====== INPUT MATERIAL ======

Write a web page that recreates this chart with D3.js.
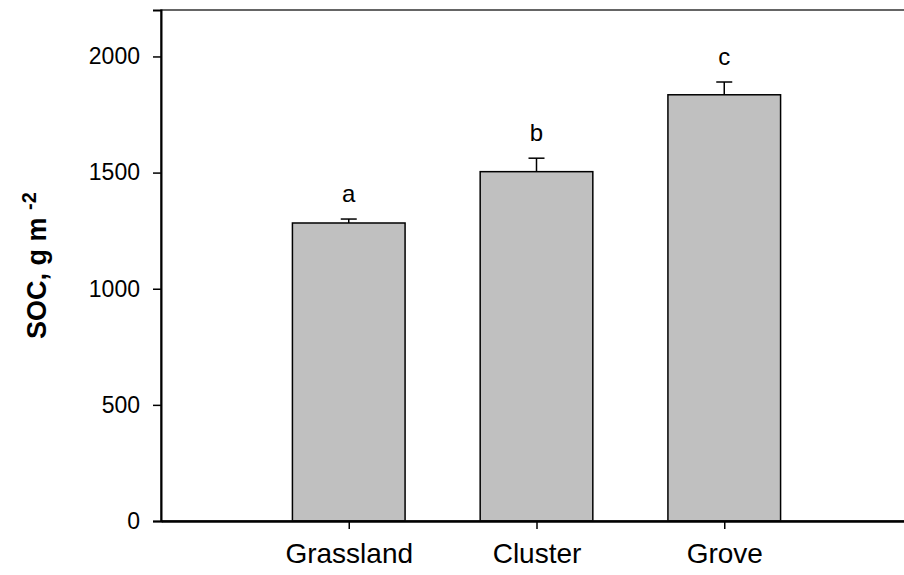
<!DOCTYPE html>
<html>
<head>
<meta charset="utf-8">
<script src="https://cdn.jsdelivr.net/npm/d3@7"></script>
<style>
  body { margin: 0; background: #fff; }
  svg { display: block; font-family: "Liberation Sans", Arial, sans-serif; }
</style>
</head>
<body>
<div id="chart"></div>
<script>
// data
const sites = ["Grassland", "Cluster", "Grove"];
const socMean = [1283, 1504, 1835];
const socErr = [17, 58, 55];
const letters = ["a", "b", "c"];
const yTicks = [0, 500, 1000, 1500, 2000];

const width = 904, height = 575;
const margin = {top: 10, right: -8, bottom: 54, left: 161};

const svg = d3.select("#chart").append("svg")
    .attr("width", width)
    .attr("height", height);

// categories sit at 1,2,3 on a 0..4 axis (right edge runs off the page)
const x = d3.scaleLinear()
    .domain([0, sites.length + 1])
    .range([margin.left, width - margin.right]);

const y = d3.scaleLinear()
    .domain([0, 2200])
    .range([height - margin.bottom, margin.top]);

const barW = (x(1) - x(0)) * 0.6;

// bars
svg.append("g")
    .selectAll("rect")
    .data(sites)
    .enter().append("rect")
    .attr("x", (d, i) => x(i + 1) - barW / 2)
    .attr("y", (d, i) => y(socMean[i]))
    .attr("width", barW)
    .attr("height", (d, i) => y(0) - y(socMean[i]))
    .attr("fill", "#c0c0c0")
    .attr("stroke", "#000")
    .attr("stroke-width", 1.5);

// error bars (upper only)
const err = svg.append("g").attr("stroke", "#000").attr("stroke-width", 1.5);
sites.forEach((s, i) => {
    err.append("line")
        .attr("x1", x(i + 1)).attr("x2", x(i + 1))
        .attr("y1", y(socMean[i])).attr("y2", y(socMean[i] + socErr[i]));
    err.append("line")
        .attr("x1", x(i + 1) - 8).attr("x2", x(i + 1) + 8)
        .attr("y1", y(socMean[i] + socErr[i])).attr("y2", y(socMean[i] + socErr[i]));
});

// significance letters
svg.append("g")
    .selectAll("text")
    .data(letters)
    .enter().append("text")
    .attr("x", (d, i) => x(i + 1))
    .attr("y", (d, i) => y(socMean[i] + socErr[i]) - 17)
    .attr("text-anchor", "middle")
    .style("font-size", "24px")
    .text(d => d);

// frame (top and right sides)
svg.append("rect")
    .attr("x", x(0))
    .attr("y", y(2200))
    .attr("width", x(sites.length + 1) - x(0))
    .attr("height", y(0) - y(2200))
    .attr("fill", "none")
    .attr("stroke", "#333")
    .attr("stroke-width", 1.5);

// y axis
const yAxis = svg.append("g")
    .attr("transform", "translate(" + x(0) + ",0)")
    .call(d3.axisLeft(y).tickValues(yTicks).tickSize(8).tickPadding(13).tickFormat(d3.format("d")));
yAxis.select(".domain").attr("stroke-width", 2);
yAxis.selectAll(".tick line").attr("stroke-width", 1.5);
yAxis.selectAll("text")
    .style("font-size", "23px")
    .style("font-family", "Liberation Sans, Arial, sans-serif")
    .attr("fill", "#000");

// x axis
const xAxis = svg.append("g")
    .attr("transform", "translate(0," + y(0) + ")")
    .call(d3.axisBottom(x).tickValues(sites.map((d, i) => i + 1))
        .tickSize(8).tickPadding(14).tickFormat(d => sites[d - 1]).tickSizeOuter(0));
xAxis.select(".domain").attr("stroke-width", 2.5);
xAxis.selectAll(".tick line").attr("stroke-width", 1.5);
xAxis.selectAll("text")
    .style("font-size", "28px")
    .style("font-family", "Liberation Sans, Arial, sans-serif")
    .attr("fill", "#000");

// y title with superscript
const title = svg.append("text")
    .attr("transform", "translate(46," + (y(1100)) + ")rotate(-90)")
    .attr("text-anchor", "middle")
    .style("font-size", "27px")
    .style("font-weight", "bold");
title.append("tspan").text("SOC, g m ");
title.append("tspan")
    .attr("dy", "-0.5em")
    .style("font-size", "20px")
    .text("-2");
</script>
</body>
</html>
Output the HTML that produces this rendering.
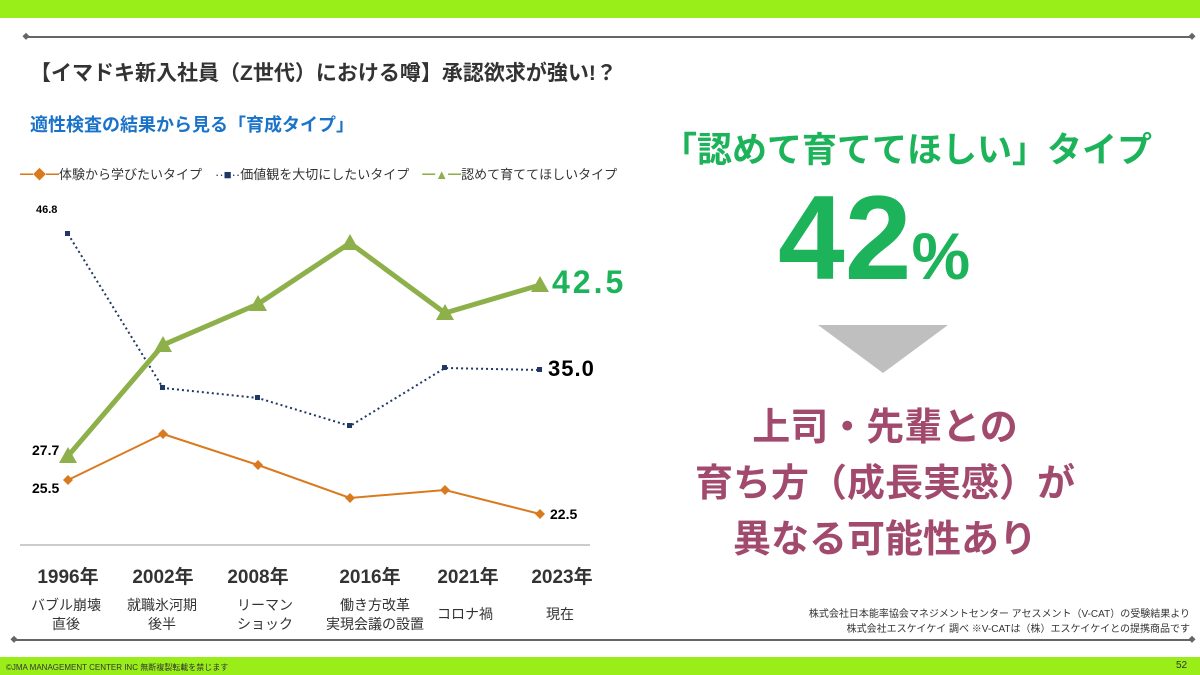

======

**REQUIREMENT**. The pictures in the entries should be left out; output everything else exactly.

**SOLUTION**.
Write a web page that recreates this chart with D3.js.
<!DOCTYPE html>
<html>
<head>
<meta charset="utf-8">
<script src="https://cdn.jsdelivr.net/npm/d3@7"></script>
<style>
  body { margin: 0; background: #fff; }
  svg { display: block; font-family: "Liberation Sans", Arial, sans-serif; }
</style>
</head>
<body>
<div id="chart"></div>
<script>
// data
const sites = ["Grassland", "Cluster", "Grove"];
const socMean = [1283, 1504, 1835];
const socErr = [17, 58, 55];
const letters = ["a", "b", "c"];
const yTicks = [0, 500, 1000, 1500, 2000];

const width = 904, height = 575;
const margin = {top: 10, right: -8, bottom: 54, left: 161};

const svg = d3.select("#chart").append("svg")
    .attr("width", width)
    .attr("height", height);

// categories sit at 1,2,3 on a 0..4 axis (right edge runs off the page)
const x = d3.scaleLinear()
    .domain([0, sites.length + 1])
    .range([margin.left, width - margin.right]);

const y = d3.scaleLinear()
    .domain([0, 2200])
    .range([height - margin.bottom, margin.top]);

const barW = (x(1) - x(0)) * 0.6;

// bars
svg.append("g")
    .selectAll("rect")
    .data(sites)
    .enter().append("rect")
    .attr("x", (d, i) => x(i + 1) - barW / 2)
    .attr("y", (d, i) => y(socMean[i]))
    .attr("width", barW)
    .attr("height", (d, i) => y(0) - y(socMean[i]))
    .attr("fill", "#c0c0c0")
    .attr("stroke", "#000")
    .attr("stroke-width", 1.5);

// error bars (upper only)
const err = svg.append("g").attr("stroke", "#000").attr("stroke-width", 1.5);
sites.forEach((s, i) => {
    err.append("line")
        .attr("x1", x(i + 1)).attr("x2", x(i + 1))
        .attr("y1", y(socMean[i])).attr("y2", y(socMean[i] + socErr[i]));
    err.append("line")
        .attr("x1", x(i + 1) - 8).attr("x2", x(i + 1) + 8)
        .attr("y1", y(socMean[i] + socErr[i])).attr("y2", y(socMean[i] + socErr[i]));
});

// significance letters
svg.append("g")
    .selectAll("text")
    .data(letters)
    .enter().append("text")
    .attr("x", (d, i) => x(i + 1))
    .attr("y", (d, i) => y(socMean[i] + socErr[i]) - 17)
    .attr("text-anchor", "middle")
    .style("font-size", "24px")
    .text(d => d);

// frame (top and right sides)
svg.append("rect")
    .attr("x", x(0))
    .attr("y", y(2200))
    .attr("width", x(sites.length + 1) - x(0))
    .attr("height", y(0) - y(2200))
    .attr("fill", "none")
    .attr("stroke", "#333")
    .attr("stroke-width", 1.5);

// y axis
const yAxis = svg.append("g")
    .attr("transform", "translate(" + x(0) + ",0)")
    .call(d3.axisLeft(y).tickValues(yTicks).tickSize(8).tickPadding(13).tickFormat(d3.format("d")));
yAxis.select(".domain").attr("stroke-width", 2);
yAxis.selectAll(".tick line").attr("stroke-width", 1.5);
yAxis.selectAll("text")
    .style("font-size", "23px")
    .style("font-family", "Liberation Sans, Arial, sans-serif")
    .attr("fill", "#000");

// x axis
const xAxis = svg.append("g")
    .attr("transform", "translate(0," + y(0) + ")")
    .call(d3.axisBottom(x).tickValues(sites.map((d, i) => i + 1))
        .tickSize(8).tickPadding(14).tickFormat(d => sites[d - 1]).tickSizeOuter(0));
xAxis.select(".domain").attr("stroke-width", 2.5);
xAxis.selectAll(".tick line").attr("stroke-width", 1.5);
xAxis.selectAll("text")
    .style("font-size", "28px")
    .style("font-family", "Liberation Sans, Arial, sans-serif")
    .attr("fill", "#000");

// y title with superscript
const title = svg.append("text")
    .attr("transform", "translate(46," + (y(1100)) + ")rotate(-90)")
    .attr("text-anchor", "middle")
    .style("font-size", "27px")
    .style("font-weight", "bold");
title.append("tspan").text("SOC, g m ");
title.append("tspan")
    .attr("dy", "-0.5em")
    .style("font-size", "20px")
    .text("-2");
</script>
</body>
</html>
Output the HTML that produces this rendering.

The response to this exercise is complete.